A parallel probe by the Senate or the House could only muddle the facts as some legislators might use the inquiry not in aid of legislation but in aid of their reelection in next year’s polls.
Offhand, we can say that there are two possible reasons why a plane crashes: 1) aircraft malfunction; and 2) pilot error.
In the crash of Lockheed C-130 Hercules plane in Patikul, Sulu last July 4 that killed 42 soldiers and three civilians, there are some pertinent questions that should be answered. Was the plane air-worthy? Was the pilot trained to fly a huge aircraft?

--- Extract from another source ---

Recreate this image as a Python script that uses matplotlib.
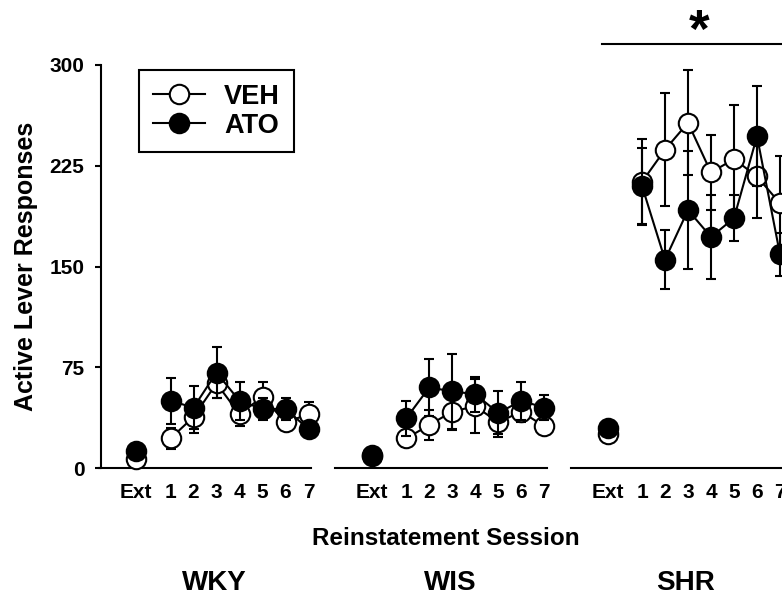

If he has and there was no aircraft malfunction, why did he miss the runway when the landing was executed at noontime?
We know that accidents happen but if the aircraft was in top shape and the pilot knew what he was doing, then the crash could not have happened and lives could have been saved.
Military authorities are saying that the plane that crashed was one of the two newly acquired transport planes that arrived in the country on Jan. 29. This was procured by the Philippine Air Force for P2.5 billion and funded by U.S. government assistance.
At least, Maj. Gen. Edgardo Arevalo, AFP spokesman, has admitted that the aircraft was not brand-new but was in tip-top condition. This has to be proven by the investigation.
According to a retired military officer, this was the third reconditioned C-130 that crashed: the first one was in the 1990s, the second one in 2008 in Davao City.
Because of these crashes, the AFP should prioritize the PAF in its Modernization Program and buy brand-new C-130s instead of modernizing our naval assets. Of course, this will cost more but with the recent crash, it is too risky to use the reconditioned C-130 especially since it is the workhorse in times of disasters and calamities.
In contrast to the C-130, the Sikorsky Black Hawk helicopter that crashed last June 23 and that killed six PAF personnel was brand-new and part of the 16 choppers acquired from Poland at a cost of $241.5 million. There is still no official report as to the cause of the crash.